— Begin Data —

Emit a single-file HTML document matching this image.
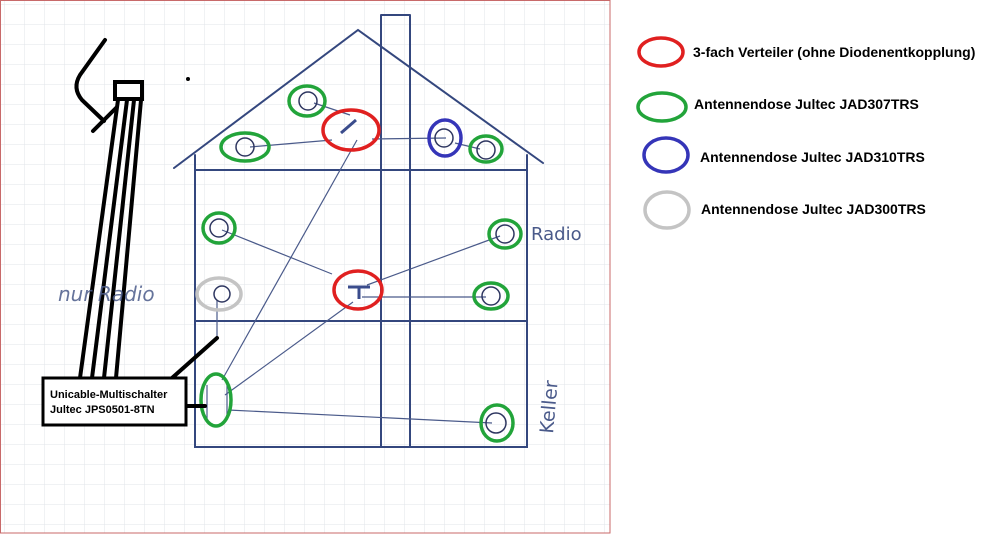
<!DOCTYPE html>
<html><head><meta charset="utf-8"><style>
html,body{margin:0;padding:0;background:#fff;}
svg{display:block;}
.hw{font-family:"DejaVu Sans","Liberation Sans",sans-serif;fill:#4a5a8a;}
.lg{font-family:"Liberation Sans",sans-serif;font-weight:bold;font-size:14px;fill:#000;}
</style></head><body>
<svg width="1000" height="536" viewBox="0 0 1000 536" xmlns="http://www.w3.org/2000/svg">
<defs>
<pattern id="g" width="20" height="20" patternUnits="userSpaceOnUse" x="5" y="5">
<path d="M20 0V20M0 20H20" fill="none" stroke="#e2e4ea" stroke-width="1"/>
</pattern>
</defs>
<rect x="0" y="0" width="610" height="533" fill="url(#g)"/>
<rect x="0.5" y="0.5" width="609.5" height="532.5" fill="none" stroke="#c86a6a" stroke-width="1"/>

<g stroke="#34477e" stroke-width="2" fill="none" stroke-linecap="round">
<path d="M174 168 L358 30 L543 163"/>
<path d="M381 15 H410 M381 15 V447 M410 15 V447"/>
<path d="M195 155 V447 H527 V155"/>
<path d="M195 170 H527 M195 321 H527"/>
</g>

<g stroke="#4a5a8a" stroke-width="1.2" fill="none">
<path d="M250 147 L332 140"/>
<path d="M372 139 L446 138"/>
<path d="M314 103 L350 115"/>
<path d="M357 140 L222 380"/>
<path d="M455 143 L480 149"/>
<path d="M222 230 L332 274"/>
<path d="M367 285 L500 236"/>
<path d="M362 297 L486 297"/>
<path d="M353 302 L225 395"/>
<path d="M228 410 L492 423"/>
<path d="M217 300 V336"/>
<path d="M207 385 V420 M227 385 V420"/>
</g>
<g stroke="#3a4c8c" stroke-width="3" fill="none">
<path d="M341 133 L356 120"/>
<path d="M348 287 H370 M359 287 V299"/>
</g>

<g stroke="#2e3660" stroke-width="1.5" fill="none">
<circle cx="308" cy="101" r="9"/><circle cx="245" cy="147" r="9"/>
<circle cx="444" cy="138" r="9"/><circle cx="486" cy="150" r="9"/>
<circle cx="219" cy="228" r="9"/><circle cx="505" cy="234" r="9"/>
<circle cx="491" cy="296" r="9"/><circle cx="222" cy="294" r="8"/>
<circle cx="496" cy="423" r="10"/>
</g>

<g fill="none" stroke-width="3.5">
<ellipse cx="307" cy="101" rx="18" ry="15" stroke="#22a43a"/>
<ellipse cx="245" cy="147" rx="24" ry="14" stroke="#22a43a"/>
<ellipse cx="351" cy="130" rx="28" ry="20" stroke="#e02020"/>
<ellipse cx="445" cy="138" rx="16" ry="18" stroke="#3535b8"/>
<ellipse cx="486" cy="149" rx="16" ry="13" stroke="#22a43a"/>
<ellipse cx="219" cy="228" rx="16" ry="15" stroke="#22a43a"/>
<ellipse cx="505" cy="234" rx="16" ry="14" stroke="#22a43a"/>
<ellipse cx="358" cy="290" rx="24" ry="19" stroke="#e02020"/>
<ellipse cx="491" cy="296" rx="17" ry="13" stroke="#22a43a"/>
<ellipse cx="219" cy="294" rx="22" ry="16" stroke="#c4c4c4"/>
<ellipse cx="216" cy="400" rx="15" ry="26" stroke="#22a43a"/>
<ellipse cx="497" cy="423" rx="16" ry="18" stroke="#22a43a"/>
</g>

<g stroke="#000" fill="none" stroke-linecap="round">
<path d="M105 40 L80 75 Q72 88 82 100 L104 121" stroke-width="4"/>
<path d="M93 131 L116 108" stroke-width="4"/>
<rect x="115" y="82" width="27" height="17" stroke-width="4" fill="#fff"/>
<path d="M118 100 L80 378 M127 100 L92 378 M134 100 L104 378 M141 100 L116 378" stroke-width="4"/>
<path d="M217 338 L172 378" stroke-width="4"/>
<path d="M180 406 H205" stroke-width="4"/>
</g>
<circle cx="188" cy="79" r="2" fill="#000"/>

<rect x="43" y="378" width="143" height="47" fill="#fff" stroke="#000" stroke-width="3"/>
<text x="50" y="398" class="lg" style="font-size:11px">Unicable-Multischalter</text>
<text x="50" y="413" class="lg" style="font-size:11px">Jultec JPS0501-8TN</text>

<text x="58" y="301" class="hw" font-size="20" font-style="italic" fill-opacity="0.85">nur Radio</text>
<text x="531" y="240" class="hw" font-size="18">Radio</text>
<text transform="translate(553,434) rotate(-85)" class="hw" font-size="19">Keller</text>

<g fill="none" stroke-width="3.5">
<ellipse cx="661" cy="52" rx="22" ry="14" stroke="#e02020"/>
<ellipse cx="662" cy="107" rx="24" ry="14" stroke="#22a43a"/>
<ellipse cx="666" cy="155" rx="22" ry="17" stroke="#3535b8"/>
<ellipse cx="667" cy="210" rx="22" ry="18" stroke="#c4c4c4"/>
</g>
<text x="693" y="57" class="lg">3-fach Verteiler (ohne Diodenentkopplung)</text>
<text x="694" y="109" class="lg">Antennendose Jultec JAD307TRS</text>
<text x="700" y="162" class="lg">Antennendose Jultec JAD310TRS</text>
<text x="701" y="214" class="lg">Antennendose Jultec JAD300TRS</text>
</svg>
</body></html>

— End Data —

Problem statement:
Using the data above, write out every line exactly, leaving the images behind.

Exercise result:
Emit a single-file HTML document matching this image.
<!DOCTYPE html>
<html><head><meta charset="utf-8"><style>
html,body{margin:0;padding:0;background:#fff;}
svg{display:block;}
.hw{font-family:"DejaVu Sans","Liberation Sans",sans-serif;fill:#4a5a8a;}
.lg{font-family:"Liberation Sans",sans-serif;font-weight:bold;font-size:14px;fill:#000;}
</style></head><body>
<svg width="1000" height="536" viewBox="0 0 1000 536" xmlns="http://www.w3.org/2000/svg">
<defs>
<pattern id="g" width="20" height="20" patternUnits="userSpaceOnUse" x="5" y="5">
<path d="M20 0V20M0 20H20" fill="none" stroke="#e2e4ea" stroke-width="1"/>
</pattern>
</defs>
<rect x="0" y="0" width="610" height="533" fill="url(#g)"/>
<rect x="0.5" y="0.5" width="609.5" height="532.5" fill="none" stroke="#c86a6a" stroke-width="1"/>

<g stroke="#34477e" stroke-width="2" fill="none" stroke-linecap="round">
<path d="M174 168 L358 30 L543 163"/>
<path d="M381 15 H410 M381 15 V447 M410 15 V447"/>
<path d="M195 155 V447 H527 V155"/>
<path d="M195 170 H527 M195 321 H527"/>
</g>

<g stroke="#4a5a8a" stroke-width="1.2" fill="none">
<path d="M250 147 L332 140"/>
<path d="M372 139 L446 138"/>
<path d="M314 103 L350 115"/>
<path d="M357 140 L222 380"/>
<path d="M455 143 L480 149"/>
<path d="M222 230 L332 274"/>
<path d="M367 285 L500 236"/>
<path d="M362 297 L486 297"/>
<path d="M353 302 L225 395"/>
<path d="M228 410 L492 423"/>
<path d="M217 300 V336"/>
<path d="M207 385 V420 M227 385 V420"/>
</g>
<g stroke="#3a4c8c" stroke-width="3" fill="none">
<path d="M341 133 L356 120"/>
<path d="M348 287 H370 M359 287 V299"/>
</g>

<g stroke="#2e3660" stroke-width="1.5" fill="none">
<circle cx="308" cy="101" r="9"/><circle cx="245" cy="147" r="9"/>
<circle cx="444" cy="138" r="9"/><circle cx="486" cy="150" r="9"/>
<circle cx="219" cy="228" r="9"/><circle cx="505" cy="234" r="9"/>
<circle cx="491" cy="296" r="9"/><circle cx="222" cy="294" r="8"/>
<circle cx="496" cy="423" r="10"/>
</g>

<g fill="none" stroke-width="3.5">
<ellipse cx="307" cy="101" rx="18" ry="15" stroke="#22a43a"/>
<ellipse cx="245" cy="147" rx="24" ry="14" stroke="#22a43a"/>
<ellipse cx="351" cy="130" rx="28" ry="20" stroke="#e02020"/>
<ellipse cx="445" cy="138" rx="16" ry="18" stroke="#3535b8"/>
<ellipse cx="486" cy="149" rx="16" ry="13" stroke="#22a43a"/>
<ellipse cx="219" cy="228" rx="16" ry="15" stroke="#22a43a"/>
<ellipse cx="505" cy="234" rx="16" ry="14" stroke="#22a43a"/>
<ellipse cx="358" cy="290" rx="24" ry="19" stroke="#e02020"/>
<ellipse cx="491" cy="296" rx="17" ry="13" stroke="#22a43a"/>
<ellipse cx="219" cy="294" rx="22" ry="16" stroke="#c4c4c4"/>
<ellipse cx="216" cy="400" rx="15" ry="26" stroke="#22a43a"/>
<ellipse cx="497" cy="423" rx="16" ry="18" stroke="#22a43a"/>
</g>

<g stroke="#000" fill="none" stroke-linecap="round">
<path d="M105 40 L80 75 Q72 88 82 100 L104 121" stroke-width="4"/>
<path d="M93 131 L116 108" stroke-width="4"/>
<rect x="115" y="82" width="27" height="17" stroke-width="4" fill="#fff"/>
<path d="M118 100 L80 378 M127 100 L92 378 M134 100 L104 378 M141 100 L116 378" stroke-width="4"/>
<path d="M217 338 L172 378" stroke-width="4"/>
<path d="M180 406 H205" stroke-width="4"/>
</g>
<circle cx="188" cy="79" r="2" fill="#000"/>

<rect x="43" y="378" width="143" height="47" fill="#fff" stroke="#000" stroke-width="3"/>
<text x="50" y="398" class="lg" style="font-size:11px">Unicable-Multischalter</text>
<text x="50" y="413" class="lg" style="font-size:11px">Jultec JPS0501-8TN</text>

<text x="58" y="301" class="hw" font-size="20" font-style="italic" fill-opacity="0.85">nur Radio</text>
<text x="531" y="240" class="hw" font-size="18">Radio</text>
<text transform="translate(553,434) rotate(-85)" class="hw" font-size="19">Keller</text>

<g fill="none" stroke-width="3.5">
<ellipse cx="661" cy="52" rx="22" ry="14" stroke="#e02020"/>
<ellipse cx="662" cy="107" rx="24" ry="14" stroke="#22a43a"/>
<ellipse cx="666" cy="155" rx="22" ry="17" stroke="#3535b8"/>
<ellipse cx="667" cy="210" rx="22" ry="18" stroke="#c4c4c4"/>
</g>
<text x="693" y="57" class="lg">3-fach Verteiler (ohne Diodenentkopplung)</text>
<text x="694" y="109" class="lg">Antennendose Jultec JAD307TRS</text>
<text x="700" y="162" class="lg">Antennendose Jultec JAD310TRS</text>
<text x="701" y="214" class="lg">Antennendose Jultec JAD300TRS</text>
</svg>
</body></html>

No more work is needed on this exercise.